Keep in mind that there are several populations that the ISU might want to educate:
*skaters, coaches, etc., who need the knowledge to participate in the sport effectively
*die-hard fans who will go out of their way to travel to competitions and pay for video feeds to watch all the low-level skaters as well as the stars; read all the documentation that's available to the skaters, coaches, judges, and tech panels; and may start taking skating lessons themselves or volunteering at local rinks if they hadn't already been doing so
*skating fans who will make some effort and spend some money to enjoy a sport they love to watch, who care that the results seem fair in general and may care passionately about the results of favorite skaters, but who want the process of enjoying skating to be fun and not feel like work
*the general public who tune in maybe once a year or once every four years and don't want to make any effort at all but may enjoy having strong opinions about what they see on TV colored by what they hear from the commentators
The first two groups are largely covered by all the written documentation now available online -- much easier to access than the less specific 6.0 documentation in the pre-Internet era. But there could be even more of an effort to share the same kind of training that the judges and tech panel have access to with interested stakeholders who are willing to invest effort and money to learn more.
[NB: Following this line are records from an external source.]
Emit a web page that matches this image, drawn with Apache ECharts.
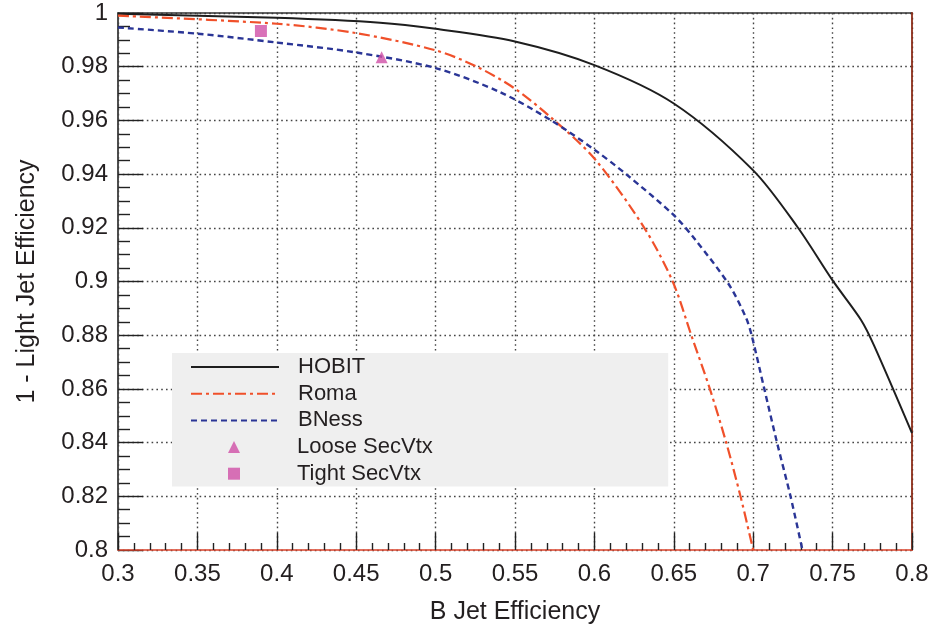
<!DOCTYPE html>
<html>
<head>
<meta charset="utf-8">
<script src="https://cdn.jsdelivr.net/npm/echarts@6/dist/echarts.min.js"></script>
<style>
html,body{margin:0;padding:0;background:#fff;}
#chart{width:934px;height:634px;}
</style>
</head>
<body>
<div id="chart"></div>
<script>
// ---- data ----
var hobitX = [0.30, 0.40, 0.465, 0.50, 0.55, 0.60, 0.65, 0.70, 0.728, 0.75, 0.768, 0.776, 0.80];
var hobitY = [0.9997, 0.9982, 0.9964, 0.9941, 0.9894, 0.9806, 0.9663, 0.9414, 0.9202, 0.9004, 0.8856, 0.8763, 0.8435];

var romaX = [0.30, 0.40, 0.45, 0.50, 0.526, 0.55, 0.5738, 0.60, 0.6314, 0.6493, 0.661, 0.6727, 0.683, 0.692, 0.700];
var romaY = [0.9990, 0.9960, 0.9925, 0.9861, 0.9800, 0.9718, 0.9605, 0.9458, 0.9200, 0.9000, 0.8800, 0.8600, 0.8400, 0.8200, 0.8000];

var bnessX = [0.30, 0.35, 0.40, 0.45, 0.50, 0.5403, 0.5728, 0.60, 0.6199, 0.65, 0.6639, 0.685, 0.6956, 0.699, 0.707, 0.715, 0.7235, 0.731];
var bnessY = [0.9946, 0.9923, 0.9890, 0.9853, 0.9795, 0.9706, 0.9600, 0.9491, 0.9400, 0.9247, 0.9153, 0.8986, 0.8863, 0.8800, 0.8600, 0.8400, 0.8200, 0.8000];

var looseX = [0.466];
var looseY = [0.9835];
var tightX = [0.390];
var tightY = [0.9933];

var seriesNames = ['HOBIT', 'Roma', 'BNess', 'Loose SecVtx', 'Tight SecVtx'];
var xTitle = 'B Jet Efficiency';
var yTitle = '1 - Light Jet Efficiency';

function pairs(xs, ys) { return xs.map(function (x, i) { return [x, ys[i]]; }); }

var textColor = '#231f20';
var font = 'Liberation Sans, Arial, Helvetica, sans-serif';
var gridDot = { show: true, lineStyle: { color: '#444', width: 1.4, type: [1.6, 3.2] } };
var legendText = { fontSize: 22, lineHeight: 22, color: textColor, fontFamily: font };

var chart = echarts.init(document.getElementById('chart'), null, { renderer: 'canvas' });
chart.setOption({
  backgroundColor: '#ffffff',
  animation: false,
  grid: { left: 118, right: 22, top: 13, bottom: 84, containLabel: false },
  xAxis: [{
    type: 'value', min: 0.3, max: 0.8, interval: 0.05, z: 2,
    name: xTitle, nameLocation: 'middle', nameGap: 50,
    nameTextStyle: { fontSize: 25, color: textColor, fontFamily: font },
    axisLine: { show: true, onZero: false, lineStyle: { color: '#d9412a', width: 1.6 } },
    axisTick: { show: true, inside: true, length: 17, lineStyle: { color: '#222', width: 1.4 } },
    minorTick: { show: true, splitNumber: 5, length: 7, lineStyle: { color: '#222', width: 1.4 } },
    axisLabel: { fontSize: 24, color: textColor, fontFamily: font, margin: 12 },
    splitLine: gridDot
  }, {
    type: 'value', position: 'top', min: 0.3, max: 0.8,
    axisLine: { show: true, onZero: false, lineStyle: { color: '#333', width: 1.6 } },
    axisTick: { show: false }, axisLabel: { show: false }, splitLine: { show: false }
  }],
  yAxis: [{
    type: 'value', min: 0.8, max: 1, interval: 0.02,
    name: yTitle, nameLocation: 'middle', nameGap: 78,
    nameTextStyle: { fontSize: 25, color: textColor, fontFamily: font },
    axisLine: { show: true, onZero: false, lineStyle: { color: '#222', width: 1.6 } },
    axisTick: { show: true, inside: true, length: 25, lineStyle: { color: '#222', width: 1.4 } },
    minorTick: { show: true, splitNumber: 4, length: 12, lineStyle: { color: '#222', width: 1.4 } },
    axisLabel: { fontSize: 24, color: textColor, fontFamily: font, margin: 10 },
    splitLine: gridDot
  }, {
    type: 'value', position: 'right', min: 0.8, max: 1, z: 2,
    axisLine: { show: true, onZero: false, lineStyle: { color: '#8c2d19', width: 1.8 } },
    axisTick: { show: false }, axisLabel: { show: false }, splitLine: { show: false }
  }],
  legend: [{
    orient: 'vertical', left: 172, top: 353,
    backgroundColor: '#efefef',
    padding: [3, 303, 55, 18],
    itemWidth: 88, itemHeight: 12, itemGap: 4.7,
    textStyle: Object.assign({ padding: [0, 0, 0, 14] }, legendText),
    data: [
      { name: seriesNames[0], itemStyle: { opacity: 0 } },
      { name: seriesNames[1], itemStyle: { opacity: 0 } },
      { name: seriesNames[2], itemStyle: { opacity: 0 } }
    ]
  }, {
    orient: 'vertical', left: 228, top: 436, z: 10,
    padding: 0,
    itemWidth: 12, itemHeight: 12, itemGap: 4.7,
    textStyle: Object.assign({ padding: [0, 0, 0, 52] }, legendText),
    data: [
      { name: seriesNames[3], icon: 'triangle' },
      { name: seriesNames[4], icon: 'rect' }
    ]
  }],
  series: [{
    name: seriesNames[0], type: 'line', data: pairs(hobitX, hobitY),
    showSymbol: false, symbol: 'none', smooth: 0.3, clip: true,
    lineStyle: { color: '#1e1e1e', width: 2 }, itemStyle: { color: '#1e1e1e' }, z: 3
  }, {
    name: seriesNames[1], type: 'line', data: pairs(romaX, romaY),
    showSymbol: false, symbol: 'none', smooth: 0.3, clip: true,
    lineStyle: { color: '#f0502a', width: 2.2, type: [11, 4, 3, 4] }, itemStyle: { color: '#f0502a' }, z: 3
  }, {
    name: seriesNames[2], type: 'line', data: pairs(bnessX, bnessY),
    showSymbol: false, symbol: 'none', smooth: 0.3, clip: true,
    lineStyle: { color: '#2a3596', width: 2.4, type: [6, 4] }, itemStyle: { color: '#2a3596' }, z: 3
  }, {
    name: seriesNames[3], type: 'scatter', data: pairs(looseX, looseY),
    symbol: 'triangle', symbolSize: 12,
    itemStyle: { color: '#cf4fa6' }, z: 4
  }, {
    name: seriesNames[4], type: 'scatter', data: pairs(tightX, tightY),
    symbol: 'rect', symbolSize: 12,
    itemStyle: { color: '#cf4fa6' }, z: 4
  }]
});
</script>
</body>
</html>
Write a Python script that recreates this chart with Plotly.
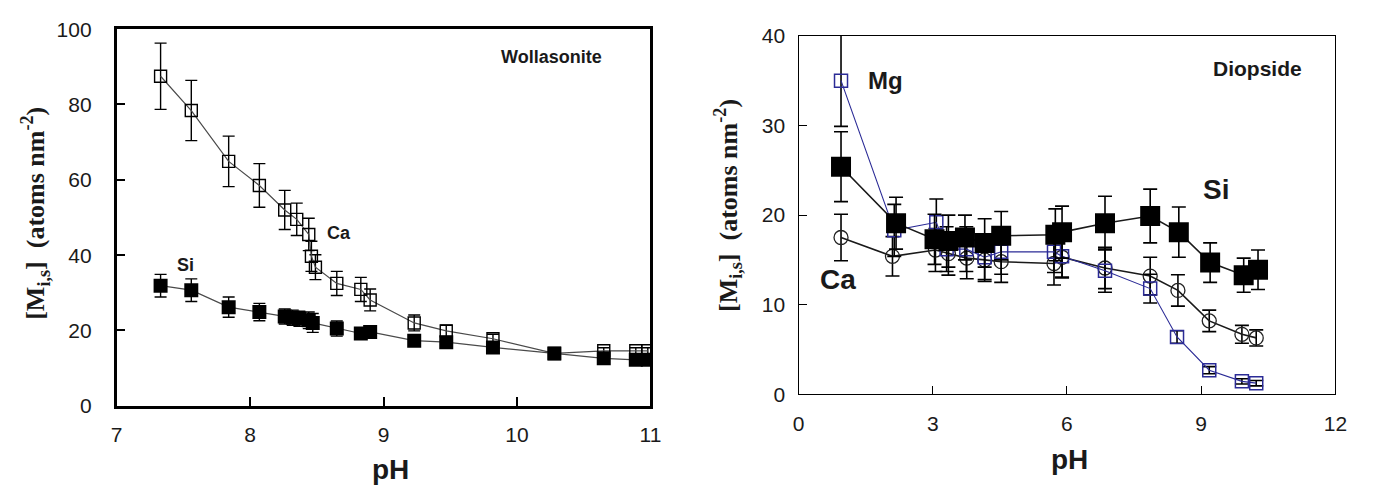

The last group is pretty much at the mercy of the media in their country -- whether that be general sports journalists who resent having to cover something that they don't even consider to be a real sport, or experienced former competitors who may now be active coaches and/or certified technical specialists and/or have judging training. And of course they all have their biases and editors/producers who encourage them to play to the audience's expected biases. So to reach general audiences, the ISU would have to find ways to encourage the media to educate about the important qualities that may not come across well on TV anyway.
Here on Golden Skate, we probably have a lot of posters who fit into the third category -- who want easily accessible education on how to appreciate what judges are looking for (along with other ways of appreciating skating).
What could the ISU do better to fill that need? Or who else could fill it if the ISU doesn't consider it their responsibility?
What about fans who live in countries with small or nonexistent skating programs?
If the most important determinant of skating results is the quality of the blade moving across the ice, and if that cannot be appreciated on video the same way it can be live and up close, how can skating fans without frequent access to live skating learn to appreciate it?